REQUIRED WORK: Make an exact copy of the lines, leaving the pictures out.

----------

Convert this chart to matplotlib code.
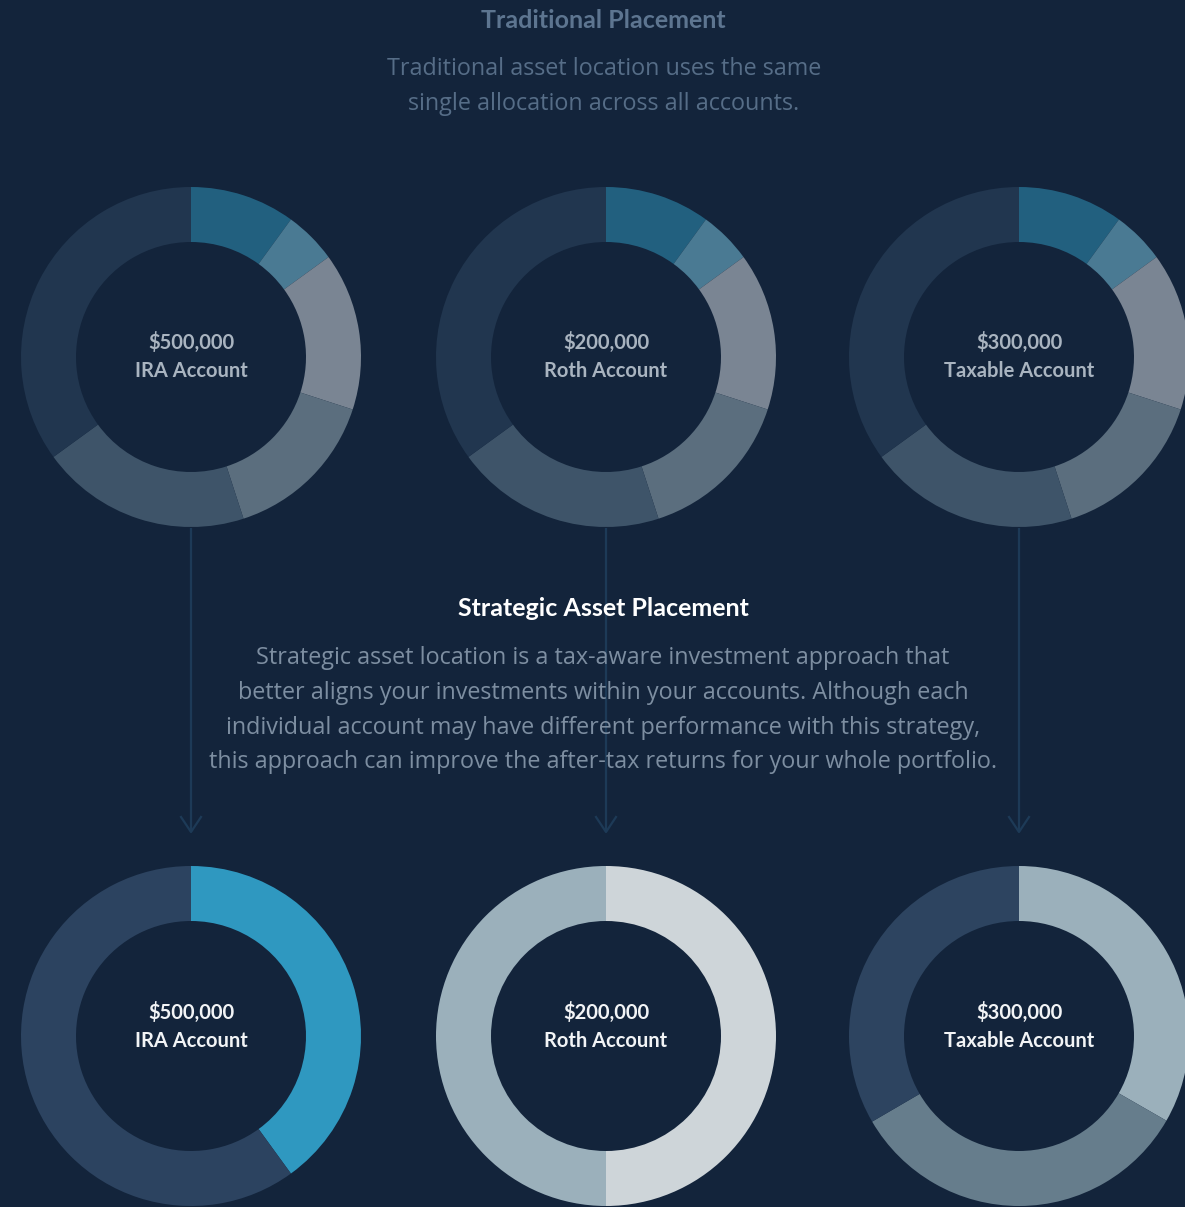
import matplotlib.pyplot as plt

W, H = 1185, 1207
BG = "#13243b"

# --- data ---
accounts = ["IRA Account", "Roth Account", "Taxable Account"]
balances = ["$500,000", "$200,000", "$300,000"]

traditional_alloc = [10, 5, 15, 15, 20, 35]
traditional_colors = ["#22607f", "#4a7a93", "#7a8593", "#5b6e7e", "#3e5469", "#21364f"]

strategic_ira = [40, 60]
strategic_roth = [50, 50]
strategic_taxable = [33.3, 33.3, 33.4]
strategic_colors = [
    ["#2f98c0", "#2c4360"],
    ["#ced5d9", "#9bb0bb"],
    ["#9bb0bb", "#667d8c", "#2d4460"],
]

title_top = "Traditional Placement"
text_top = ["Traditional asset location uses the same",
            "single allocation across all accounts."]
title_mid = "Strategic Asset Placement"
text_mid = ["Strategic asset location is a tax-aware investment approach that",
            "better aligns your investments within your accounts. Although each",
            "individual account may have different performance with this strategy,",
            "this approach can improve the after-tax returns for your whole portfolio."]

FONT = ["Lato", "DejaVu Sans"]
BODY = ["Open Sans", "DejaVu Sans"]
xs = [191, 606, 1019]
y_top, y_bot = 357, 1036
R, WIDTH = 170, 55


def Y(y):
    return H - y


fig = plt.figure(figsize=(W / 100, H / 100), dpi=100, facecolor=BG)
ax = fig.add_axes([0, 0, 1, 1])
ax.set_facecolor(BG)

# connector arrows
for x in xs:
    ax.plot([x, x], [Y(528), Y(832)], color="#1d3a57", lw=1.6, zorder=1,
            solid_capstyle="butt")
    ax.plot([x - 10, x, x + 10], [Y(817), Y(832), Y(817)], color="#1d3a57",
            lw=1.6, zorder=1)

# donuts
strategic = [strategic_ira, strategic_roth, strategic_taxable]
for i, x in enumerate(xs):
    ax.pie(traditional_alloc, colors=traditional_colors, radius=R,
           center=(x, Y(y_top)), startangle=90, counterclock=False,
           wedgeprops=dict(width=WIDTH, linewidth=0))
    ax.pie(strategic[i], colors=strategic_colors[i], radius=R,
           center=(x, Y(y_bot)), startangle=90, counterclock=False,
           wedgeprops=dict(width=WIDTH, linewidth=0))
    ax.text(x, Y(349), balances[i], ha="center", va="baseline", fontsize=14.5,
            fontweight="bold", color="#a9b4c0", family=FONT)
    ax.text(x, Y(377), accounts[i], ha="center", va="baseline", fontsize=14.5,
            fontweight="bold", color="#a9b4c0", family=FONT)
    ax.text(x, Y(1019), balances[i], ha="center", va="baseline", fontsize=14.5,
            fontweight="bold", color="#f2f4f6", family=FONT)
    ax.text(x, Y(1047), accounts[i], ha="center", va="baseline", fontsize=14.5,
            fontweight="bold", color="#f2f4f6", family=FONT)

# headings and paragraphs
ax.text(603, Y(28), title_top, ha="center", va="baseline", fontsize=18,
        fontweight="bold", color="#5d7590", family=FONT)
for k, line in enumerate(text_top):
    ax.text(604, Y(75 + 35 * k), line, ha="center", va="baseline", fontsize=16.8,
            fontweight="normal", color="#566d87", family=BODY)

ax.text(603, Y(616), title_mid, ha="center", va="baseline", fontsize=18,
        fontweight="bold", color="#ffffff", family=FONT, zorder=3)
for k, line in enumerate(text_mid):
    ax.text(603, Y(664 + 34.8 * k), line, ha="center", va="baseline",
            fontsize=16.8, fontweight="normal", color="#7d8ea1", family=BODY,
            zorder=3)

ax.set_xlim(0, W)
ax.set_ylim(0, H)
ax.set_aspect("equal")
ax.axis("off")

fig.savefig("out.png", dpi=100, facecolor=BG)
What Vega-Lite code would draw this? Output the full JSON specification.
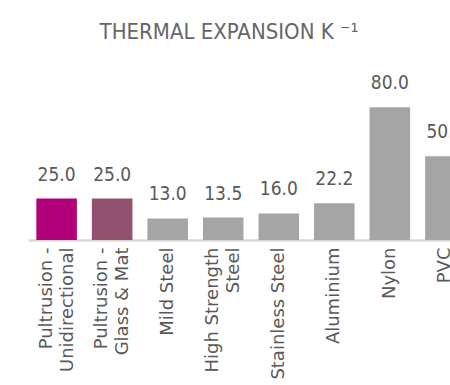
{
  "$schema": "https://vega.github.io/schema/vega-lite/v6.json",
  "autosize": "none",
  "padding": {"left": 28, "top": 74, "right": 0, "bottom": 145},
  "width": 446,
  "height": 166,
  "background": "white",
  "title": {
    "text": "THERMAL EXPANSION K ⁻¹",
    "font": "Liberation Sans Narrow, DejaVu Sans Condensed, Roboto",
    "fontSize": 22,
    "fontWeight": "normal",
    "color": "#666666",
    "anchor": "middle",
    "dx": -22,
    "offset": 30
  },
  "data": {
    "values": [
      {"material": "Pultrusion -|Unidirectional", "value": 25.0, "group": "Unidirectional"},
      {"material": "Pultrusion -|Glass  & Mat", "value": 25.0, "group": "Glass & Mat"},
      {"material": "Mild Steel", "value": 13.0, "group": "Other"},
      {"material": "High Strength|Steel", "value": 13.5, "group": "Other"},
      {"material": "Stainless Steel", "value": 16.0, "group": "Other"},
      {"material": "Aluminium", "value": 22.2, "group": "Other"},
      {"material": "Nylon", "value": 80.0, "group": "Other"},
      {"material": "PVC", "value": 50.4, "group": "Other"}
    ]
  },
  "encoding": {
    "x": {
      "field": "material",
      "type": "nominal",
      "sort": null,
      "scale": {"paddingInner": 0.27, "paddingOuter": 0.15},
      "axis": {
        "title": null,
        "labelAngle": -90,
        "labelAlign": "right",
        "labelBaseline": "middle",
        "labelExpr": "split(datum.value, '|')",
        "labelFont": "DejaVu Sans",
        "labelFontSize": 18,
        "labelLineHeight": 21,
        "labelColor": "#595959",
        "labelPadding": 7,
        "labelOffset": {"condition": {"test": "indexof(datum.value, '|') >= 0", "value": -10}, "value": 0},
        "labelLimit": 300,
        "ticks": false,
        "domainColor": "#D9D9D9",
        "domainWidth": 2.5,
        "grid": false
      }
    },
    "y": {
      "field": "value",
      "type": "quantitative",
      "scale": {"domain": [0, 100], "nice": false},
      "axis": null
    }
  },
  "layer": [
    {
      "mark": {"type": "bar"},
      "encoding": {
        "color": {
          "field": "group",
          "type": "nominal",
          "scale": {
            "domain": ["Unidirectional", "Glass & Mat", "Other"],
            "range": ["#B1007A", "#92506F", "#A5A5A6"]
          },
          "legend": null
        }
      }
    },
    {
      "mark": {
        "type": "text",
        "baseline": "alphabetic",
        "dy": -18,
        "font": "Liberation Sans Narrow, DejaVu Sans Condensed, Roboto",
        "fontSize": 19,
        "color": "#595959"
      },
      "encoding": {
        "text": {"field": "value", "type": "quantitative", "format": ".1f"}
      }
    }
  ],
  "config": {
    "view": {"stroke": null}
  }
}
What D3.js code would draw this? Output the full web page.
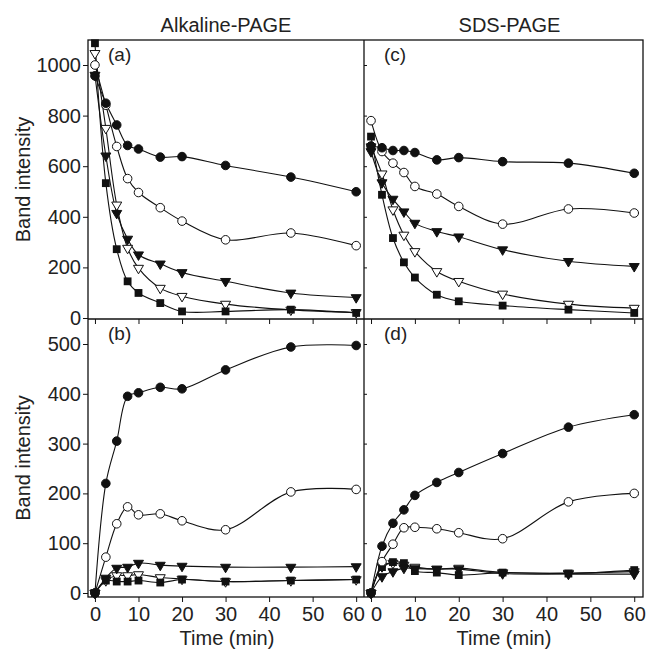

----------

THE OUTPUT:
Convert this chart to matplotlib code.
import matplotlib.pyplot as plt

W, H = 1185, 1207
BG = "#13243b"

# --- data ---
accounts = ["IRA Account", "Roth Account", "Taxable Account"]
balances = ["$500,000", "$200,000", "$300,000"]

traditional_alloc = [10, 5, 15, 15, 20, 35]
traditional_colors = ["#22607f", "#4a7a93", "#7a8593", "#5b6e7e", "#3e5469", "#21364f"]

strategic_ira = [40, 60]
strategic_roth = [50, 50]
strategic_taxable = [33.3, 33.3, 33.4]
strategic_colors = [
    ["#2f98c0", "#2c4360"],
    ["#ced5d9", "#9bb0bb"],
    ["#9bb0bb", "#667d8c", "#2d4460"],
]

title_top = "Traditional Placement"
text_top = ["Traditional asset location uses the same",
            "single allocation across all accounts."]
title_mid = "Strategic Asset Placement"
text_mid = ["Strategic asset location is a tax-aware investment approach that",
            "better aligns your investments within your accounts. Although each",
            "individual account may have different performance with this strategy,",
            "this approach can improve the after-tax returns for your whole portfolio."]

FONT = ["Lato", "DejaVu Sans"]
BODY = ["Open Sans", "DejaVu Sans"]
xs = [191, 606, 1019]
y_top, y_bot = 357, 1036
R, WIDTH = 170, 55


def Y(y):
    return H - y


fig = plt.figure(figsize=(W / 100, H / 100), dpi=100, facecolor=BG)
ax = fig.add_axes([0, 0, 1, 1])
ax.set_facecolor(BG)

# connector arrows
for x in xs:
    ax.plot([x, x], [Y(528), Y(832)], color="#1d3a57", lw=1.6, zorder=1,
            solid_capstyle="butt")
    ax.plot([x - 10, x, x + 10], [Y(817), Y(832), Y(817)], color="#1d3a57",
            lw=1.6, zorder=1)

# donuts
strategic = [strategic_ira, strategic_roth, strategic_taxable]
for i, x in enumerate(xs):
    ax.pie(traditional_alloc, colors=traditional_colors, radius=R,
           center=(x, Y(y_top)), startangle=90, counterclock=False,
           wedgeprops=dict(width=WIDTH, linewidth=0))
    ax.pie(strategic[i], colors=strategic_colors[i], radius=R,
           center=(x, Y(y_bot)), startangle=90, counterclock=False,
           wedgeprops=dict(width=WIDTH, linewidth=0))
    ax.text(x, Y(349), balances[i], ha="center", va="baseline", fontsize=14.5,
            fontweight="bold", color="#a9b4c0", family=FONT)
    ax.text(x, Y(377), accounts[i], ha="center", va="baseline", fontsize=14.5,
            fontweight="bold", color="#a9b4c0", family=FONT)
    ax.text(x, Y(1019), balances[i], ha="center", va="baseline", fontsize=14.5,
            fontweight="bold", color="#f2f4f6", family=FONT)
    ax.text(x, Y(1047), accounts[i], ha="center", va="baseline", fontsize=14.5,
            fontweight="bold", color="#f2f4f6", family=FONT)

# headings and paragraphs
ax.text(603, Y(28), title_top, ha="center", va="baseline", fontsize=18,
        fontweight="bold", color="#5d7590", family=FONT)
for k, line in enumerate(text_top):
    ax.text(604, Y(75 + 35 * k), line, ha="center", va="baseline", fontsize=16.8,
            fontweight="normal", color="#566d87", family=BODY)

ax.text(603, Y(616), title_mid, ha="center", va="baseline", fontsize=18,
        fontweight="bold", color="#ffffff", family=FONT, zorder=3)
for k, line in enumerate(text_mid):
    ax.text(603, Y(664 + 34.8 * k), line, ha="center", va="baseline",
            fontsize=16.8, fontweight="normal", color="#7d8ea1", family=BODY,
            zorder=3)

ax.set_xlim(0, W)
ax.set_ylim(0, H)
ax.set_aspect("equal")
ax.axis("off")

fig.savefig("out.png", dpi=100, facecolor=BG)
What Vega-Lite code would draw this? Output the full JSON specification.
{
  "$schema": "https://vega.github.io/schema/vega-lite/v6.json",
  "autosize": "none",
  "padding": {"left": 28, "top": 74, "right": 0, "bottom": 145},
  "width": 446,
  "height": 166,
  "background": "white",
  "title": {
    "text": "THERMAL EXPANSION K ⁻¹",
    "font": "Liberation Sans Narrow, DejaVu Sans Condensed, Roboto",
    "fontSize": 22,
    "fontWeight": "normal",
    "color": "#666666",
    "anchor": "middle",
    "dx": -22,
    "offset": 30
  },
  "data": {
    "values": [
      {"material": "Pultrusion -|Unidirectional", "value": 25.0, "group": "Unidirectional"},
      {"material": "Pultrusion -|Glass  & Mat", "value": 25.0, "group": "Glass & Mat"},
      {"material": "Mild Steel", "value": 13.0, "group": "Other"},
      {"material": "High Strength|Steel", "value": 13.5, "group": "Other"},
      {"material": "Stainless Steel", "value": 16.0, "group": "Other"},
      {"material": "Aluminium", "value": 22.2, "group": "Other"},
      {"material": "Nylon", "value": 80.0, "group": "Other"},
      {"material": "PVC", "value": 50.4, "group": "Other"}
    ]
  },
  "encoding": {
    "x": {
      "field": "material",
      "type": "nominal",
      "sort": null,
      "scale": {"paddingInner": 0.27, "paddingOuter": 0.15},
      "axis": {
        "title": null,
        "labelAngle": -90,
        "labelAlign": "right",
        "labelBaseline": "middle",
        "labelExpr": "split(datum.value, '|')",
        "labelFont": "DejaVu Sans",
        "labelFontSize": 18,
        "labelLineHeight": 21,
        "labelColor": "#595959",
        "labelPadding": 7,
        "labelOffset": {"condition": {"test": "indexof(datum.value, '|') >= 0", "value": -10}, "value": 0},
        "labelLimit": 300,
        "ticks": false,
        "domainColor": "#D9D9D9",
        "domainWidth": 2.5,
        "grid": false
      }
    },
    "y": {
      "field": "value",
      "type": "quantitative",
      "scale": {"domain": [0, 100], "nice": false},
      "axis": null
    }
  },
  "layer": [
    {
      "mark": {"type": "bar"},
      "encoding": {
        "color": {
          "field": "group",
          "type": "nominal",
          "scale": {
            "domain": ["Unidirectional", "Glass & Mat", "Other"],
            "range": ["#B1007A", "#92506F", "#A5A5A6"]
          },
          "legend": null
        }
      }
    },
    {
      "mark": {
        "type": "text",
        "baseline": "alphabetic",
        "dy": -18,
        "font": "Liberation Sans Narrow, DejaVu Sans Condensed, Roboto",
        "fontSize": 19,
        "color": "#595959"
      },
      "encoding": {
        "text": {"field": "value", "type": "quantitative", "format": ".1f"}
      }
    }
  ],
  "config": {
    "view": {"stroke": null}
  }
}
What D3.js code would draw this? Output the full web page.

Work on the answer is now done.